Under Iran’s tough censorship rules, books, movies, songs, and other works of art must be vetted by the authorities before their release. Yarrahi said it took him more than a year to get a release permit for his video clip due to “several words that our friends insisted must be changed.”

A spokesman for the Culture Ministry, Majid Foroughi, was quoted by Iranian media on January 3 as saying passages of the song differed from what was originally submitted for release and that the accompanying video was “illegal.”

Horrors Of War

Mehdi Yarrahi’s video clip highlights some of the horrors of war, including young lives lost, the use of child soldiers, and missing remains of presumed casualties. It depicts mothers holding pictures of lost sons, people standing in line for rationed goods, missiles hitting schools and residences, and painful memories that never go away.

In it, Yarrahi is wearing what appears to be a military uniform with a Nazi armband while singing lyrics that are critical of an unspecified conflict.

“All of our memories are intertwined with war,” he sings. “Why don’t we have a life yet? Someone tells me what we have achieved. How is it that we stayed alive but we’re martyrs?”

Iran’s leadership has long glorified the bloody 1980-88 war with Iraq, dubbed the “Holy Defense.” Some of the Iranian volunteers sent to the front lines in that conflict were children as young as 13. The casualties’ sacrifices are commemorated in museums, murals, video clips, and countless war movies and documentaries.

The war lasted eight years after Iraqi leader Saddam Hussein’s forces invaded Iran in 1980 and, by many estimates, killed upward of 500,000 troops and a much smaller number of civilians.

The war left many more injured, including Iranian soldiers hit by Iraqi chemical attacks who are still suffering from the consequences of exposure to mustard gas.

When Iranian Supreme Leader Ayatollah Ruhollah Khomeini eventually agreed to a cease-fire as demanded by a UN Security Council resolution in July 1988, he described it as a “poisoned chalice.”

‘Counterrevolutionary’

“I don’t know, I don’t understand why there was so much hesitation to end the war,” Yarrahi sings in his video clip. “Another generation went to war and did not return.

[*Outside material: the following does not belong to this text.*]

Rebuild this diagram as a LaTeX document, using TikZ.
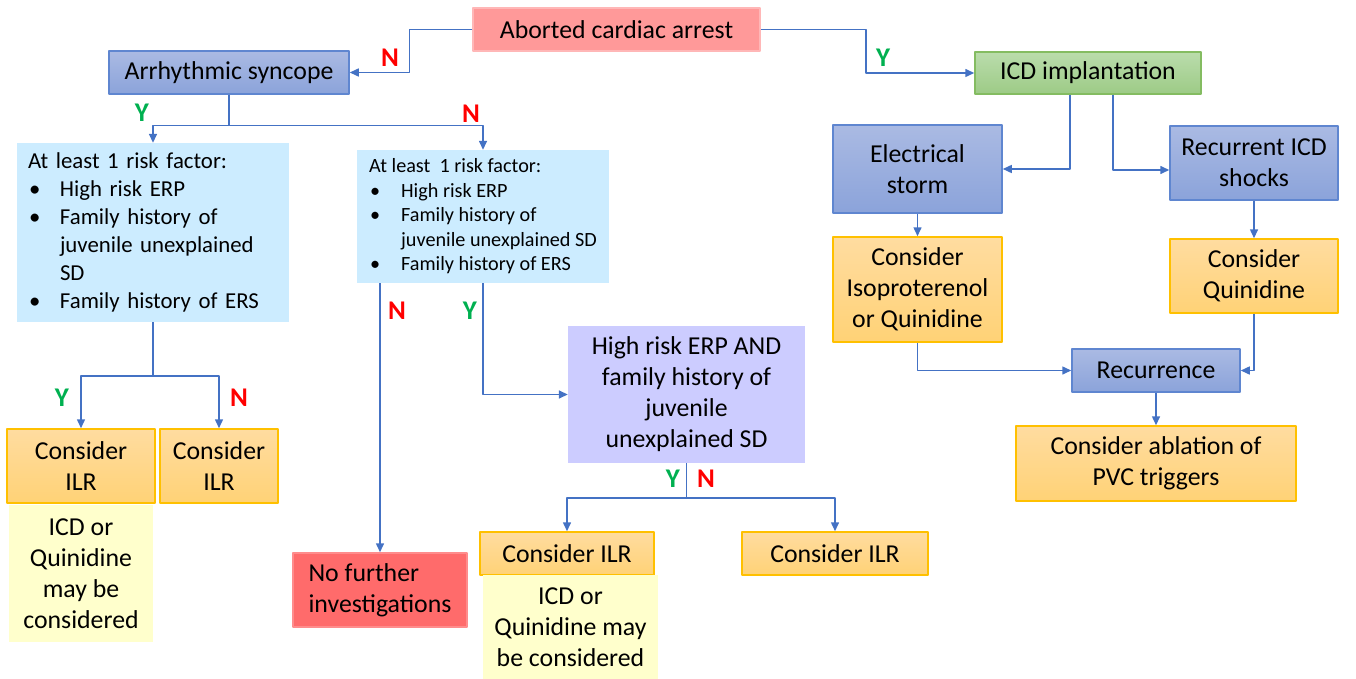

I’m the last one of this tribe, a tribe with no food and no water.”

Hard-liners have accused Yarrahi of insulting wartime and revolutionary ideals and called for action against the singer.

“Mehdi Yarrahi’s video clip is not an antiwar piece, it is a piece against the Holy Defense that questions the golden era of the Iranian people,” the political editor of the Revolutionary Guards-affiliated Tasnim news agency, Abbas Kolahduz, said on Twitter.

The Fars news agency also blasted Yarrahi, linking the timing of the song to the 40th anniversary of the Islamic Revolution that brought the current, clerically dominated regime to power.

“Apart from the lyrics of the piece, which are opposition concepts on the eve of the anniversary of the victory of the [1979] Islamic Revolution, the singer has raised many unanswered questions by wearing a Nazi uniform,” Fars said.

Yarrahi defended his decision to wear a Nazi armband, calling it a symbol of war.

“In the video clip, apart from a Nazi armband, there’s a Russian hat, English boots, an American overcoat, and a [soldier’s] plaque. [All of these] are symbols of contemporary wars,” he said. “No one can accuse me of any certain interpretation while putting all of these together.”

Amid the controversy, some Iranians on social media called for support for Yarrahi, whom they said stands with the people and shares their problems.

Sepehr Khorrami, a journalist with the reformist Sharq daily, was among them, tweeting that Yarrahi “really cares about social issues and uses his platform very well.”

Seemingly embracing more controversy, Yarrahi recently expressed solidarity with striking steel workers by wearing their work garb onstage. The Ahwaz steel factory’s workers are demanding unpaid wages and better work conditions, and dozens of them have reportedly been detained.